I am not sure how you are using the normative/regulative distinction but we blend contemporary and hymns.


----------



## Beth Ellen Nagle (Apr 27, 2009)

RPW Psalms No instruments...personal

though my church is RPW Psalms and Hymns and traditional instruments


----------



## Augusta (Apr 27, 2009)

RPW, EP, no instruments. Acapella means: as in a chapel. 

***My church practices Psalms, hymns, and the occasional praise chorus accompanied by a piano and organ. My preference is above.


----------



## discipulo (Apr 27, 2009)

Psalms and Traditional Hymns with Tube Organ


----------



## ww (Apr 27, 2009)

RPW, non EP with instruments would prefer RPW with almost EP and fewer Hymns but that's just me.


----------



## jwithnell (Apr 27, 2009)

In Sunday School we've been talking about worship. I thought a good distinction was made yesterday that explained why a lot of the contemporary music bugs me (not necessarily the style, which is subjective, but the words). So many songwriters write about _their personal faith now_, whereas traditional hymns write about _the faith_, as defined by solid doctrine.


----------



## RTaron (Apr 27, 2009)

This poll looks suspiciously like an attempt to redefine the RPW. 
I refuse to call the practice of singing a mixture of psalms and uninspired hymns with the use of instruments consistent with the RPW.


----------



## Jimmy the Greek (Apr 27, 2009)

RTaron said:


> This pole looks suspiciously like an attempt to redefine the RPW.
> I refuse to call the practice of singing a mixture of psalms and uninspired hymns with the use of instruments consistent with the RPW.
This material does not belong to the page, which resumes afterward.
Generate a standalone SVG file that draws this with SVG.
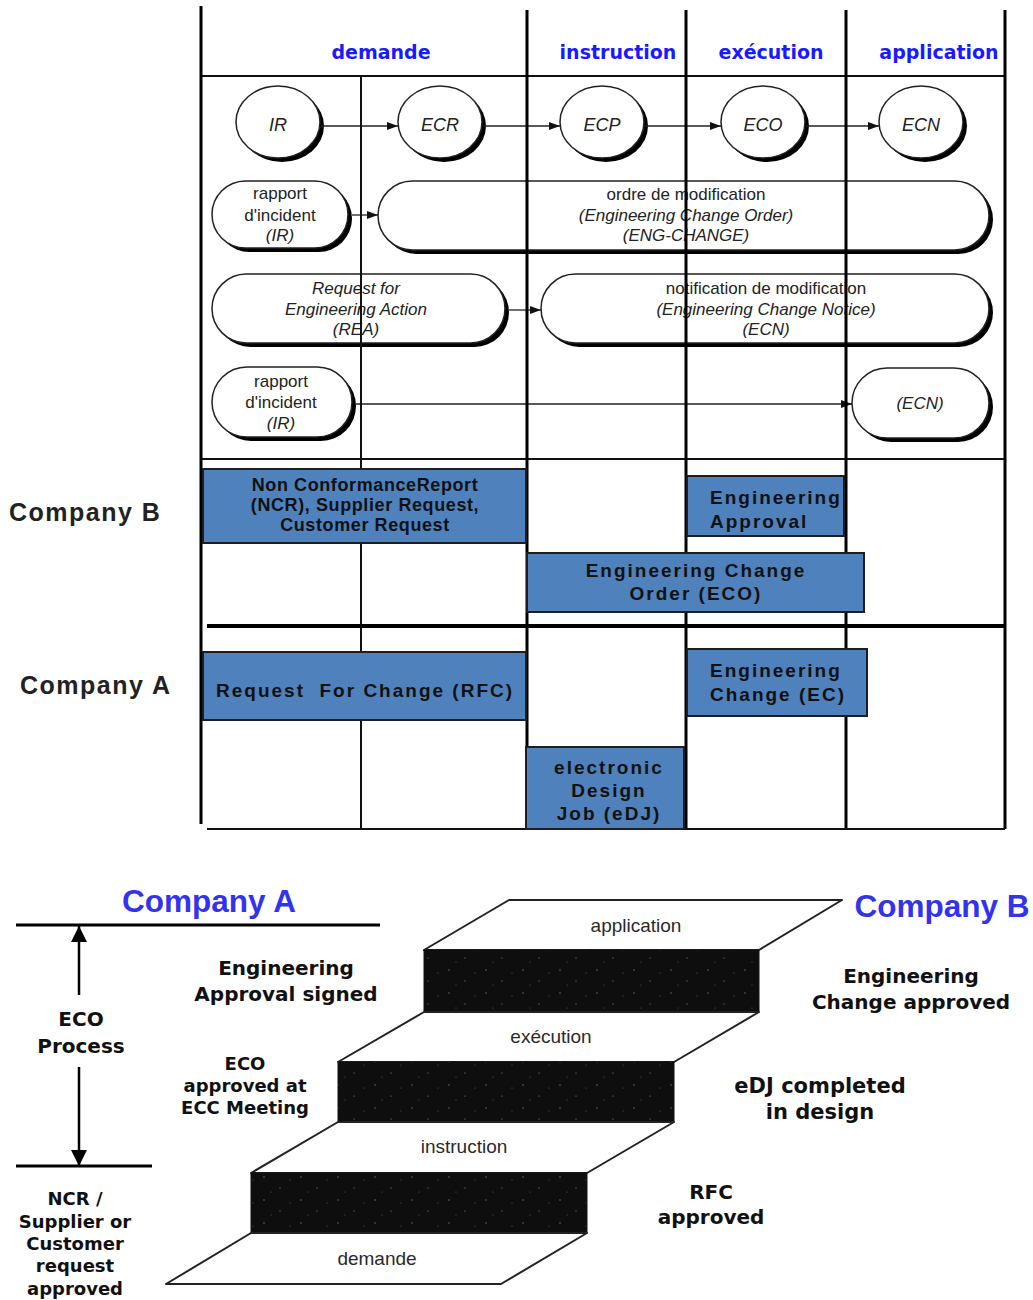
<svg xmlns="http://www.w3.org/2000/svg" width="1033" height="1300" viewBox="0 0 1033 1300">
<defs>
<style>
.hdr{font-family:"DejaVu Sans",Verdana,sans-serif;font-weight:bold;font-size:19px;fill:#1a1aff;text-anchor:middle}
.lbl{font-family:"Liberation Sans",Arial,sans-serif;font-size:17px;fill:#222;text-anchor:middle}
.cl{font-family:"Liberation Sans",Arial,sans-serif;font-size:18px;font-style:italic;fill:#222;text-anchor:middle}
.it{font-style:italic}
.sh{fill:#000}
.wt{fill:#fff;stroke:#222;stroke-width:1.5}
.grid{stroke:#000;stroke-width:3;fill:none}
.thin{stroke:#111;stroke-width:2;fill:none}
.conn{stroke:#222;stroke-width:1.3;fill:none;marker-end:url(#ah)}
.box{fill:#4f81bd;stroke:#1e1e1e;stroke-width:2}
.bt{font-family:"Liberation Sans",Arial,sans-serif;font-weight:bold;font-size:19px;fill:#111;letter-spacing:2px}
.nt{font-family:"Liberation Sans",Arial,sans-serif;font-weight:bold;font-size:18px;fill:#111;letter-spacing:0.6px;text-anchor:middle}
.co{font-family:"Liberation Sans",Arial,sans-serif;font-weight:bold;font-size:25px;fill:#222;letter-spacing:1.5px}
.big{font-family:"Liberation Sans",Arial,sans-serif;font-weight:bold;font-size:31.5px;fill:#3333ee;text-anchor:middle}
.note{font-family:"DejaVu Sans",Verdana,sans-serif;font-weight:bold;font-size:20px;fill:#111;text-anchor:middle}
.step{font-family:"Liberation Sans",Arial,sans-serif;font-size:19px;fill:#2a2a2a;text-anchor:middle}
.plane{fill:#fff;stroke:#222;stroke-width:2;stroke-linejoin:round}
.band{fill:url(#speck);stroke:#111;stroke-width:1}
</style>
<marker id="ah" markerUnits="userSpaceOnUse" markerWidth="11" markerHeight="8" refX="11" refY="4" orient="auto">
<path d="M0,0 L11,4 L0,8 z" fill="#111"/>
</marker>
<marker id="bh" markerUnits="userSpaceOnUse" markerWidth="17" markerHeight="16" refX="16" refY="8" orient="auto">
<path d="M0,0 L16,8 L0,16 z" fill="#000"/>
</marker>
<pattern id="speck" width="37" height="23" patternUnits="userSpaceOnUse">
<rect width="37" height="23" fill="#0e0e0e"/>
<circle cx="5" cy="4" r="0.7" fill="#777"/>
<circle cx="21" cy="15" r="0.6" fill="#888"/>
<circle cx="31" cy="7" r="0.5" fill="#666"/>
<circle cx="12" cy="19" r="0.6" fill="#555"/>
</pattern>
</defs>

<!-- Top chart: header labels -->
<g id="headers">
<text class="hdr" x="381" y="59">demande</text>
<text class="hdr" x="618" y="59">instruction</text>
<text class="hdr" x="771" y="59">exécution</text>
<text class="hdr" x="939" y="59">application</text>
</g>

<!-- Circles -->
<g id="node-IR"><ellipse class="sh" cx="282" cy="126" rx="42" ry="36"/><ellipse class="wt" cx="278" cy="122" rx="42" ry="36"/><text class="cl" x="278" y="131">IR</text></g>
<g id="node-ECR"><ellipse class="sh" cx="444" cy="126" rx="42" ry="36"/><ellipse class="wt" cx="440" cy="122" rx="42" ry="36"/><text class="cl" x="440" y="131">ECR</text></g>
<g id="node-ECP"><ellipse class="sh" cx="606" cy="126" rx="42" ry="36"/><ellipse class="wt" cx="602" cy="122" rx="42" ry="36"/><text class="cl" x="602" y="131">ECP</text></g>
<g id="node-ECO"><ellipse class="sh" cx="767" cy="126" rx="42" ry="36"/><ellipse class="wt" cx="763" cy="122" rx="42" ry="36"/><text class="cl" x="763" y="131">ECO</text></g>
<g id="node-ECN"><ellipse class="sh" cx="925" cy="126" rx="42" ry="36"/><ellipse class="wt" cx="921" cy="122" rx="42" ry="36"/><text class="cl" x="921" y="131">ECN</text></g>

<!-- Pills -->
<g id="node-rapport1">
<rect class="sh" x="216" y="185" width="136" height="67" rx="33.5"/>
<rect class="wt" x="212" y="181" width="136" height="67" rx="33.5"/>
<text class="lbl" x="280" y="199">rapport</text>
<text class="lbl" x="280" y="221">d'incident</text>
<text class="lbl it" x="280" y="241">(IR)</text>
</g>
<g id="node-ordre">
<rect class="sh" x="382" y="185" width="611" height="69" rx="34.5"/>
<rect class="wt" x="378" y="181" width="611" height="69" rx="34.5"/>
<text class="lbl" x="686" y="200">ordre de modification</text>
<text class="lbl it" x="686" y="221">(Engineering Change Order)</text>
<text class="lbl it" x="686" y="241">(ENG-CHANGE)</text>
</g>
<g id="node-REA">
<rect class="sh" x="216" y="278" width="293" height="69" rx="34.5"/>
<rect class="wt" x="212" y="274" width="293" height="69" rx="34.5"/>
<text class="lbl it" x="356" y="294">Request for</text>
<text class="lbl it" x="356" y="315">Engineering Action</text>
<text class="lbl it" x="356" y="335">(REA)</text>
</g>
<g id="node-notification">
<rect class="sh" x="545" y="278" width="448" height="69" rx="34.5"/>
<rect class="wt" x="541" y="274" width="448" height="69" rx="34.5"/>
<text class="lbl" x="766" y="294">notification de modification</text>
<text class="lbl it" x="766" y="315">(Engineering Change Notice)</text>
<text class="lbl it" x="766" y="335">(ECN)</text>
</g>
<g id="node-rapport2">
<rect class="sh" x="216" y="371" width="140" height="70" rx="35"/>
<rect class="wt" x="212" y="367" width="140" height="70" rx="35"/>
<text class="lbl" x="281" y="387">rapport</text>
<text class="lbl" x="281" y="408">d'incident</text>
<text class="lbl it" x="281" y="429">(IR)</text>
</g>
<g id="node-ECN2">
<rect class="sh" x="856" y="372" width="137" height="70" rx="35"/>
<rect class="wt" x="852" y="368" width="137" height="70" rx="35"/>
<text class="lbl it" x="920" y="409">(ECN)</text>
</g>

<!-- Connectors -->
<g id="connectors">
<line class="conn" x1="321" y1="126" x2="398" y2="126"/>
<line class="conn" x1="483" y1="126" x2="560" y2="126"/>
<line class="conn" x1="645" y1="126" x2="721" y2="126"/>
<line class="conn" x1="806" y1="126" x2="879" y2="126"/>
<line class="conn" x1="352" y1="215" x2="378" y2="215"/>
<line class="conn" x1="509" y1="310" x2="541" y2="310"/>
<line class="conn" x1="356" y1="404" x2="852" y2="404"/>
<line stroke="#000" stroke-width="2.5" marker-end="url(#bh)" x1="79" y1="995" x2="79" y2="926"/>
<line stroke="#000" stroke-width="2.5" marker-end="url(#bh)" x1="79" y1="1067" x2="79" y2="1166"/>
</g>

<!-- Grid lines -->
<g id="grid">
<line class="thin" x1="201" y1="76" x2="1005" y2="76"/>
<line class="thin" x1="201" y1="459" x2="1005" y2="459"/>
<line class="thin" x1="361" y1="76" x2="361" y2="829"/>
<line class="grid" x1="201" y1="6" x2="201" y2="824"/>
<line class="grid" x1="527" y1="10" x2="527" y2="829"/>
<line class="grid" x1="686" y1="10" x2="686" y2="829"/>
<line class="grid" x1="846" y1="10" x2="846" y2="829"/>
<line class="grid" x1="1005" y1="10" x2="1005" y2="829"/>
<line stroke="#000" stroke-width="4" x1="207" y1="626" x2="1005" y2="626"/>
<line class="thin" x1="207" y1="829" x2="1005" y2="829"/>
</g>

<!-- Company labels -->
<g id="companyB-label"><text class="co" x="9" y="521">Company B</text></g>
<g id="companyA-label"><text class="co" x="20" y="694">Company A</text></g>

<!-- Blue boxes -->
<g id="node-NCR">
<rect class="box" x="203" y="469" width="323" height="74"/>
<text class="nt" x="365" y="491">Non ConformanceReport</text>
<text class="nt" x="365" y="511">(NCR), Supplier Request,</text>
<text class="nt" x="365" y="531">Customer Request</text>
</g>
<g id="node-EngApproval">
<rect class="box" x="687" y="476" width="157" height="60"/>
<text class="bt" x="710" y="504">Engineering</text>
<text class="bt" x="710" y="528">Approval</text>
</g>
<g id="node-ECObox">
<rect class="box" x="527" y="553" width="337" height="59"/>
<text class="bt" x="696" y="577" text-anchor="middle">Engineering Change</text>
<text class="bt" x="696" y="600" text-anchor="middle">Order (ECO)</text>
</g>
<g id="node-RFC">
<rect class="box" x="203" y="652" width="323" height="68"/>
<text class="bt" x="216" y="697" style="white-space:pre">Request  For Change (RFC)</text>
</g>
<g id="node-EC">
<rect class="box" x="687" y="649" width="180" height="67"/>
<text class="bt" x="710" y="677">Engineering</text>
<text class="bt" x="710" y="701">Change (EC)</text>
</g>
<g id="node-eDJ">
<rect class="box" x="526" y="747" width="158" height="82"/>
<text class="bt" x="609" y="774" text-anchor="middle">electronic</text>
<text class="bt" x="609" y="797" text-anchor="middle">Design</text>
<text class="bt" x="609" y="820" text-anchor="middle">Job (eDJ)</text>
</g>

<!-- Bottom: staircase -->
<g id="stairs">
<polygon class="plane" points="424,950 509,900 842,900 759,950"/>
<rect class="band" x="424" y="950" width="335" height="62"/>
<polygon class="plane" points="338,1062 424,1012 759,1012 674,1062"/>
<rect class="band" x="338" y="1062" width="336" height="60"/>
<polygon class="plane" points="251,1173 338,1122 674,1122 587,1173"/>
<rect class="band" x="251" y="1173" width="336" height="60"/>
<polygon class="plane" points="166,1284 251,1233 587,1233 501,1284"/>
<text class="step" x="636" y="932">application</text>
<text class="step" x="551" y="1043">exécution</text>
<text class="step" x="464" y="1153">instruction</text>
<text class="step" x="377" y="1265">demande</text>
</g>

<g id="bottom-lines">
<line stroke="#000" stroke-width="3" x1="16" y1="925" x2="380" y2="925"/>
<line stroke="#000" stroke-width="3" x1="16" y1="1166" x2="152" y2="1166"/>
</g>

<g id="bottom-labels">
<text class="big" x="209" y="912">Company A</text>
<text class="big" x="942" y="917">Company B</text>
<text class="note" x="81" y="1026">ECO</text>
<text class="note" x="81" y="1053">Process</text>
<text class="note" x="286" y="975">Engineering</text>
<text class="note" x="286" y="1001">Approval signed</text>
<text class="note" x="245" y="1070" style="font-size:18px">ECO</text>
<text class="note" x="245" y="1092" style="font-size:18px">approved at</text>
<text class="note" x="245" y="1114" style="font-size:18px">ECC Meeting</text>
<text class="note" x="75" y="1205" style="font-size:18px">NCR /</text>
<text class="note" x="75" y="1228" style="font-size:18px">Supplier or</text>
<text class="note" x="75" y="1250" style="font-size:18px">Customer</text>
<text class="note" x="75" y="1272" style="font-size:18px">request</text>
<text class="note" x="75" y="1295" style="font-size:18px">approved</text>
<text class="note" x="911" y="983">Engineering</text>
<text class="note" x="911" y="1009">Change approved</text>
<text class="note" x="820" y="1093" style="font-size:21px">eDJ completed</text>
<text class="note" x="820" y="1119" style="font-size:21px">in design</text>
<text class="note" x="711" y="1199">RFC</text>
<text class="note" x="711" y="1224">approved</text>
</g>
</svg>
I'm not attempting to redefine anything. I find folks who classify themselves in those various categories.  Based on your comment, however, your choice should be clear.


----------



## Presbyterian Deacon (Apr 27, 2009)

RPW, non EP with instruments


----------



## Beth Ellen Nagle (Apr 27, 2009)

RTaron said:


> This pole looks suspiciously like an attempt to redefine the RPW.
> I refuse to call the practice of singing a mixture of psalms and uninspired hymns with the use of instruments consistent with the RPW.




Well, it is a particular view of the RPW and I don't think anyone is trying to redefine anything here. There is a difference between refusing to call it such and just simply saying it is a view that many hold and asking who holds to it. It's just a poll.


----------



## Robbie Schmidtberger (Apr 27, 2009)

Psalms, Hymns, and Spiritual songs with an Organ, Piano, Guitar, Drums, Brass ensemble, and more to boot! 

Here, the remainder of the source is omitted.